Task to complete
Give again, exactly as written, the lines of the records below from the line with "Rebuild this chart" to the line with "import * as". Both end lines count; pictures do not.

* start *

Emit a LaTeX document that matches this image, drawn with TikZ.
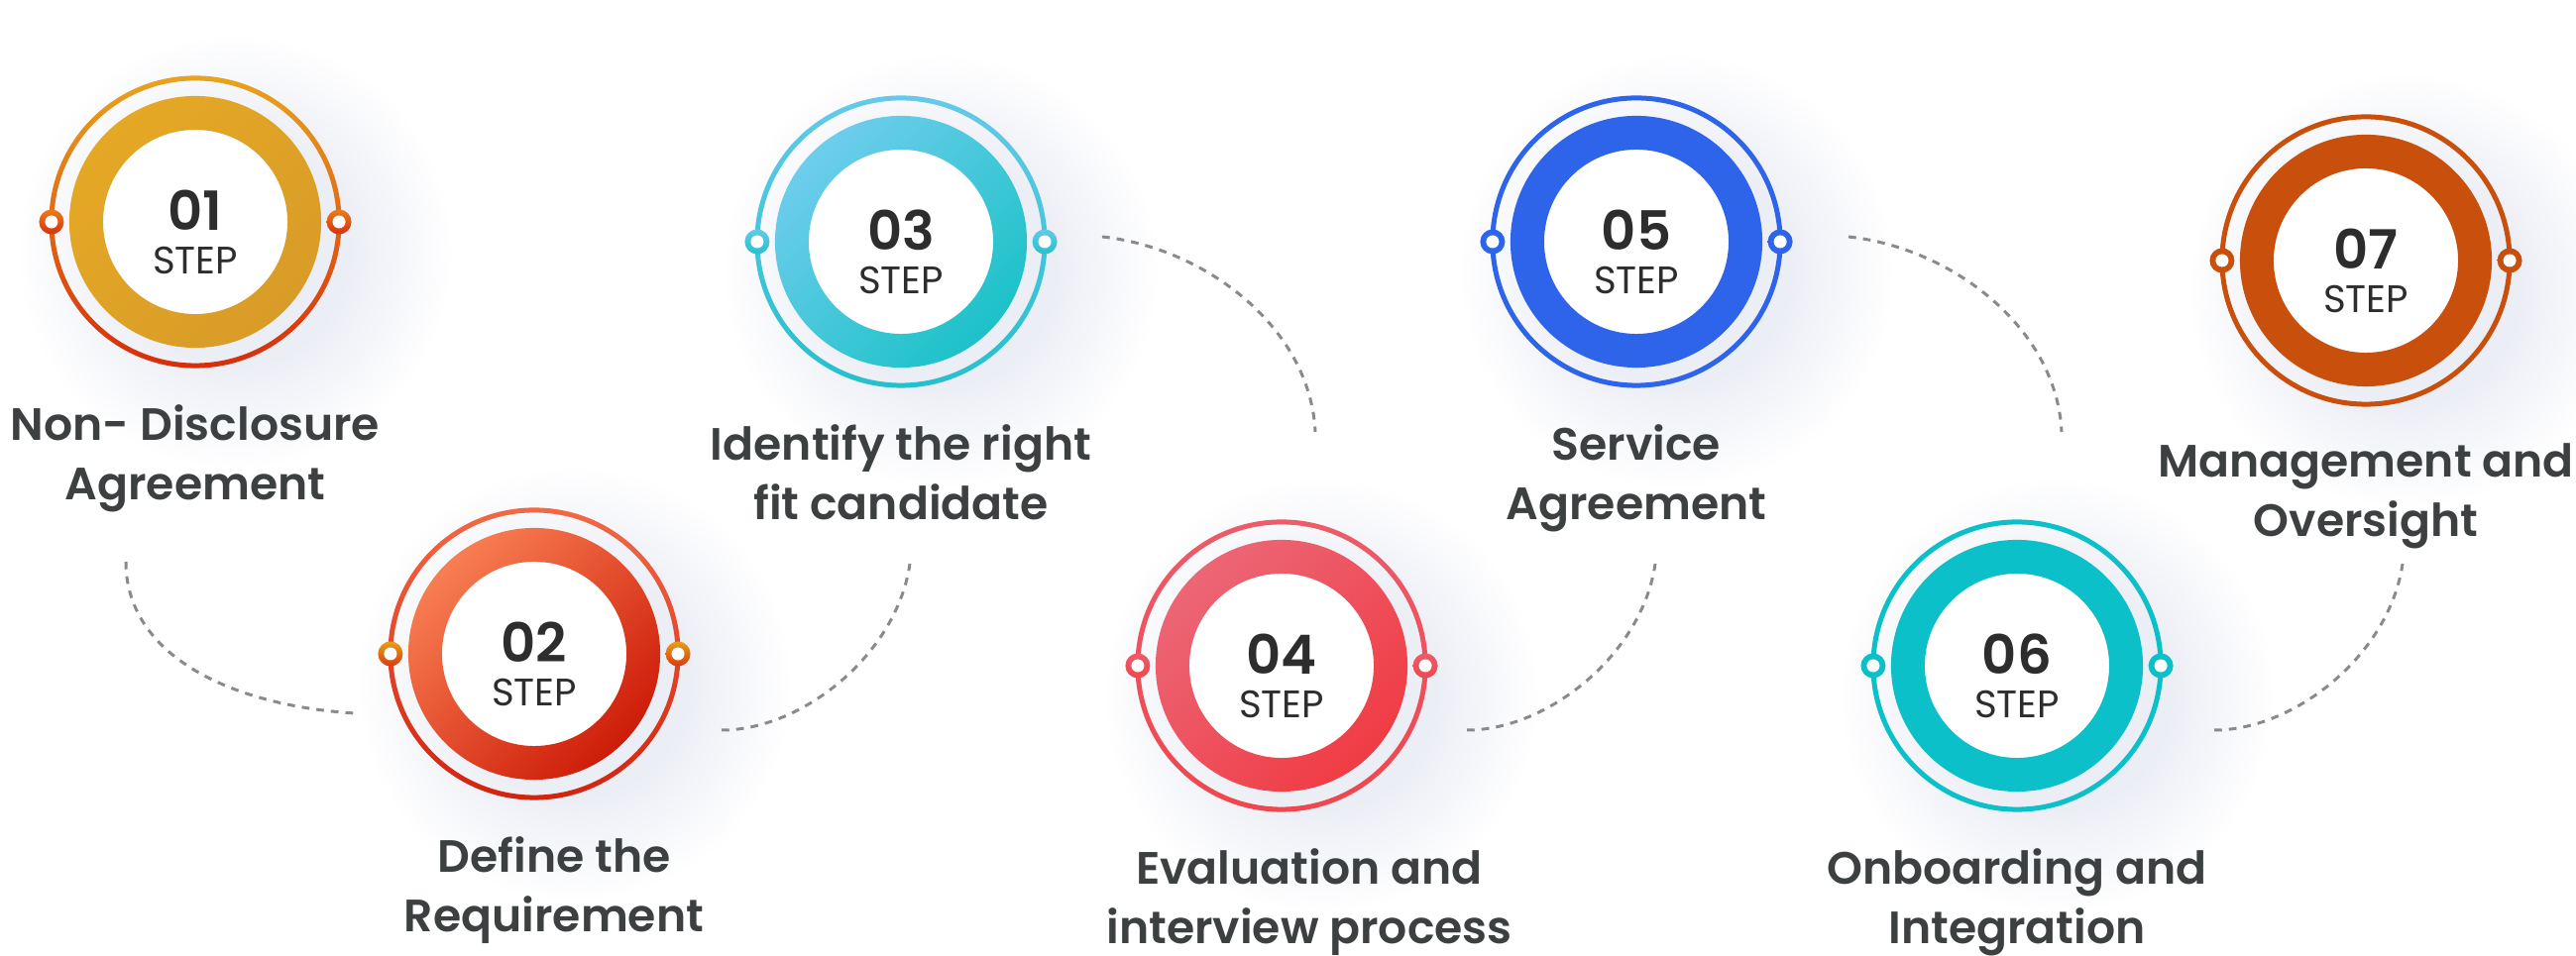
\documentclass[tikz,border=0pt]{standalone}
\usepackage{fontspec}
\setmainfont{Poppins}
\newfontfamily\headfont{Poppins SemiBold}
\usepackage{xcolor}
\definecolor{ink}{RGB}{60,64,65}
\definecolor{numink}{RGB}{45,45,45}
\definecolor{linkgrey}{RGB}{138,138,138}
\definecolor{glowtint}{RGB}{236,238,245}
\definecolor{goldA}{RGB}{229,168,37}
\definecolor{goldB}{RGB}{216,156,40}
\definecolor{oneTop}{RGB}{232,164,30}
\definecolor{oneBot}{RGB}{215,45,12}
\definecolor{oneDotA}{RGB}{235,125,25}
\definecolor{oneDotB}{RGB}{215,50,15}
\definecolor{twoA}{RGB}{248,126,82}
\definecolor{twoB}{RGB}{205,28,8}
\definecolor{twoTop}{RGB}{242,105,70}
\definecolor{twoBot}{RGB}{210,35,15}
\definecolor{twoDotA}{RGB}{232,160,25}
\definecolor{twoDotB}{RGB}{215,60,15}
\definecolor{threeA}{RGB}{110,205,236}
\definecolor{threeB}{RGB}{28,194,200}
\definecolor{threeTop}{RGB}{100,202,232}
\definecolor{threeBot}{RGB}{36,192,206}
\definecolor{fourA}{RGB}{236,102,118}
\definecolor{fourB}{RGB}{240,60,68}
\definecolor{fourTop}{RGB}{236,92,106}
\definecolor{fourBot}{RGB}{240,70,78}
\definecolor{royal}{RGB}{46,100,234}
\definecolor{lagoon}{RGB}{12,192,202}
\definecolor{rust}{RGB}{201,80,12}
\usepackage{tikz}
\usetikzlibrary{positioning,backgrounds}
\pgfdeclareradialshading{stepglow}{\pgfpoint{0bp}{0bp}}{%
  color(0bp)=(glowtint); color(13bp)=(glowtint); color(25bp)=(white);
  color(50bp)=(white)}

\begin{document}
\begin{tikzpicture}[x=0.01cm,y=-0.01cm,
  stepdisk/.style={circle,fill=white,minimum size=1.86cm,inner sep=0pt},
  stepno/.style={font=\headfont\fontsize{15.5}{15.5}\selectfont,
                 text=numink,inner sep=0pt,anchor=base},
  stepword/.style={font=\fontsize{11}{11}\selectfont,
                   text=numink,inner sep=0pt,anchor=base},
  stepname/.style={font=\headfont\fontsize{13}{17}\selectfont,
                   text=ink,align=center,inner sep=0pt},
  link/.style={draw=linkgrey,line width=0.85pt,dash pattern=on 2.2pt off 2pt},
]
  \useasboundingbox (0,0) rectangle (2599,965);

  \node[stepdisk](s1) at (197,224) {};
  \node[stepdisk](s2) at (539,660) {};
  \node[stepdisk](s3) at (909,244) {};
  \node[stepdisk](s4) at (1293,672) {};
  \node[stepdisk](s5) at (1651,244) {};
  \node[stepdisk](s6) at (2035,672) {};
  \node[stepdisk](s7) at (2387,263) {};

  \foreach \i/\ra/\rb/\oa/\ob/\da/\db in {
      1/goldA/goldB/oneTop/oneBot/oneDotA/oneDotB,
      2/twoA/twoB/twoTop/twoBot/twoDotA/twoDotB,
      3/threeA/threeB/threeTop/threeBot/threeTop/threeBot,
      4/fourA/fourB/fourTop/fourBot/fourTop/fourBot,
      5/royal/royal/royal/royal/royal/royal,
      6/lagoon/lagoon/lagoon/lagoon/lagoon/lagoon,
      7/rust/rust/rust/rust/rust/rust}{%
    \shade[even odd rule,top color=\ra,bottom color=\rb,shading angle=45]
      (s\i.center) circle (1.27cm) circle (0.93cm);
    \shade[even odd rule,top color=\oa,bottom color=\ob]
      (s\i.center) circle (1.475cm) circle (1.425cm);
    \foreach \dx in {-1.45cm,1.45cm}{%
      \shade[top color=\da,bottom color=\db]
        ([xshift=\dx]s\i.center) circle (0.125cm);
      \fill[white] ([xshift=\dx]s\i.center) circle (0.065cm);}
    \node[stepno](n\i) at ([yshift=-2.3pt]s\i.center) {0\i};
    \node[stepword](w\i) at ([yshift=-14.9pt]s\i.center) {STEP};
  }

  \begin{scope}[on background layer]
    \foreach \i in {1,...,7}
      \shade[shading=stepglow]
        ([xshift=0.4cm,yshift=-0.3cm]s\i.center) circle (2.2cm);
  \end{scope}

  \node[stepname,below=0.9cm of s1](l1){Non- Disclosure\\Agreement};
  \node[stepname,below=0.9cm of s2,xshift=0.2cm](l2){Define the\\Requirement};
  \node[stepname,below=0.9cm of s3](l3){Identify the right\\fit candidate};
  \node[stepname,below=0.9cm of s4,xshift=0.28cm](l4){Evaluation and\\interview process};
  \node[stepname,below=0.9cm of s5](l5){Service\\Agreement};
  \node[stepname,below=0.9cm of s6](l6){Onboarding and\\Integration};
  \node[stepname,below=0.9cm of s7](l7){Management and\\Oversight};

  \coordinate (k1) at (127,567);  \coordinate (k2) at (358,720);
  \coordinate (k3) at (728,737);  \coordinate (k4) at (918,569);
  \coordinate (k5) at (1112,239); \coordinate (k6) at (1327,436);
  \coordinate (k7) at (1480,737); \coordinate (k8) at (1670,569);
  \coordinate (k9) at (1865,239); \coordinate (k10) at (2080,436);
  \coordinate (k11) at (2234,737); \coordinate (k12) at (2424,569);

  \draw[link] (k1) .. controls +(0,93) and +(-128,-8) .. (k2);
  \draw[link] (k3) .. controls +(82,0) and +(-13,91) .. (k4);
  \draw[link] (k5) .. controls +(103,11) and +(-5,-106) .. (k6);
  \draw[link] (k7) .. controls +(82,0) and +(-13,91) .. (k8);
  \draw[link] (k9) .. controls +(103,11) and +(-5,-106) .. (k10);
  \draw[link] (k11) .. controls +(82,0) and +(-13,91) .. (k12);
\end{tikzpicture}
\end{document}
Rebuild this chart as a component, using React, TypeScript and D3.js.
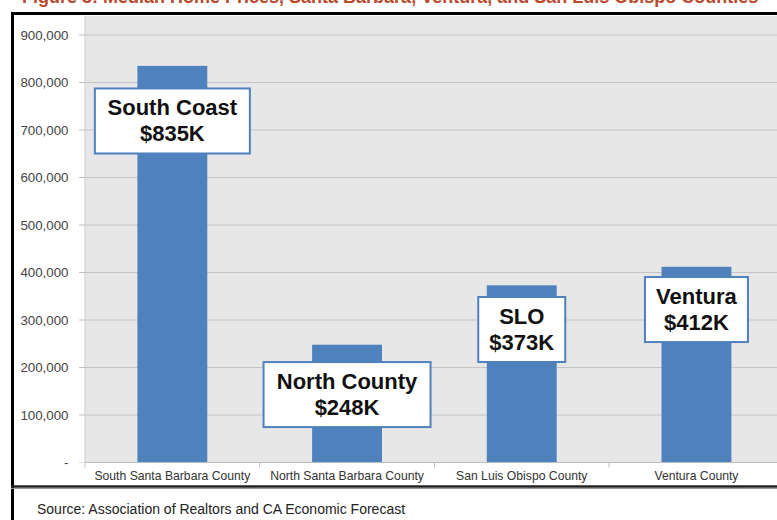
import React from "react";
import * as d3 from "d3";

const categories = [
  "South Santa Barbara County",
  "North Santa Barbara County",
  "San Luis Obispo County",
  "Ventura County",
];
const medianPrices = [835000, 248000, 373000, 412000];
const calloutNames = ["South Coast", "North County", "SLO", "Ventura"];
const yTicks = [0, 100000, 200000, 300000, 400000, 500000, 600000, 700000, 800000, 900000];
const titleText = "Figure 3: Median Home Prices, Santa Barbara, Ventura, and San Luis Obispo Counties";
const sourceText = "Source: Association of Realtors and CA Economic Forecast";

// layout for callout boxes (value-space centre and pixel width)
const calloutCenterValue = [719000, 143000, 280000, 322000];
const calloutWidth = [155, 167, 87, 103];

const W = 777;
const H = 520;
const FONT = "'Liberation Sans', Arial, Helvetica, sans-serif";

export default function App() {
  const plotLeft = 85;
  const step = 174.7;
  const x = d3
    .scaleBand<string>()
    .domain(categories)
    .range([plotLeft, plotLeft + step * categories.length])
    .paddingInner(0.6)
    .paddingOuter(0.3);
  const y = d3.scaleLinear().domain([0, 900000]).range([462.5, 35]);
  const fmt = d3.format(",");
  const boundaries = d3.range(categories.length + 1).map((i) => plotLeft + i * step);

  return (
    <svg
      width={W}
      height={H}
      style={{ position: "absolute", left: 0, top: 0, background: "#fff" }}
      fontFamily={FONT}
    >
      <rect x={0} y={0} width={W} height={H} fill="#fff" />
      {/* title (cropped at the top edge, as in the reference) */}
      <text x={22} y={3} fontSize={18} fontWeight="bold" fill="#b94a2c">
        {titleText}
      </text>
      {/* plot background */}
      <rect x={plotLeft} y={16} width={W - plotLeft} height={y(0) - 16} fill="#e7e7e7" />
      {/* gridlines */}
      {yTicks.map((t) => (
        <line key={"g" + t} x1={plotLeft} x2={W} y1={y(t)} y2={y(t)} stroke="#c4c4c4" strokeWidth={1} />
      ))}
      <line x1={plotLeft} x2={plotLeft} y1={16} y2={y(0)} stroke="#cfcfcf" />
      {/* y ticks and labels */}
      {yTicks.map((t) => (
        <g key={"t" + t}>
          <line x1={79} x2={plotLeft} y1={y(t)} y2={y(t)} stroke="#bdbdbd" />
          <text
            x={68.5}
            y={y(t)}
            dy="0.35em"
            textAnchor="end"
            fontSize={13.3}
            fill="#444"
          >
            {t === 0 ? "-" : fmt(t)}
          </text>
        </g>
      ))}
      {/* bars */}
      {categories.map((c, i) => (
        <rect
          key={c}
          x={x(c)}
          y={y(medianPrices[i])}
          width={x.bandwidth()}
          height={y(0) - y(medianPrices[i])}
          fill="#4f81bd"
        />
      ))}
      {/* x axis */}
      <rect x={plotLeft - 10} y={y(0)} width={W} height={486 - y(0)} fill="#fff" />
      <line x1={plotLeft} x2={W} y1={y(0)} y2={y(0)} stroke="#bdbdbd" />
      {boundaries.map((b, i) => (
        <line key={"b" + i} x1={b} x2={b} y1={y(0)} y2={y(0) + 5} stroke="#bdbdbd" />
      ))}
      {categories.map((c) => (
        <text
          key={"l" + c}
          x={(x(c) as number) + x.bandwidth() / 2}
          y={480}
          textAnchor="middle"
          fontSize={12.2}
          fill="#333"
        >
          {c}
        </text>
      ))}
      {/* callouts */}
      {categories.map((c, i) => {
        const cx = (x(c) as number) + x.bandwidth() / 2;
        const bh = 65;
        const top = y(calloutCenterValue[i]) - bh / 2;
        const w = calloutWidth[i];
        return (
          <g key={"c" + c}>
            <rect
              x={cx - w / 2}
              y={top}
              width={w}
              height={bh}
              fill="#fff"
              stroke="#4f81bd"
              strokeWidth={2}
            />
            <text x={cx} y={top + 27} textAnchor="middle" fontSize={22} fontWeight="bold" fill="#111">
              {calloutNames[i]}
            </text>
            <text x={cx} y={top + 53} textAnchor="middle" fontSize={22} fontWeight="bold" fill="#111">
              {`$${Math.round(medianPrices[i] / 1000)}K`}
            </text>
          </g>
        );
      })}
      {/* frame */}
      <line x1={11} x2={W} y1={13.5} y2={13.5} stroke="#000" strokeWidth={3} />
      <line x1={12.5} x2={12.5} y1={12} y2={H} stroke="#000" strokeWidth={3} />
      <line x1={11} x2={W} y1={486.5} y2={486.5} stroke="#222" strokeWidth={2.5} />
      <line x1={11} x2={W} y1={488.5} y2={488.5} stroke="#999" strokeWidth={1} />
      {/* source */}
      <text x={37} y={514} fontSize={14} fill="#222">
        {sourceText}
      </text>
    </svg>
  );
}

* end *

Written response
Rebuild this chart as a component, using React, TypeScript and D3.js.
import React from "react";
import * as d3 from "d3";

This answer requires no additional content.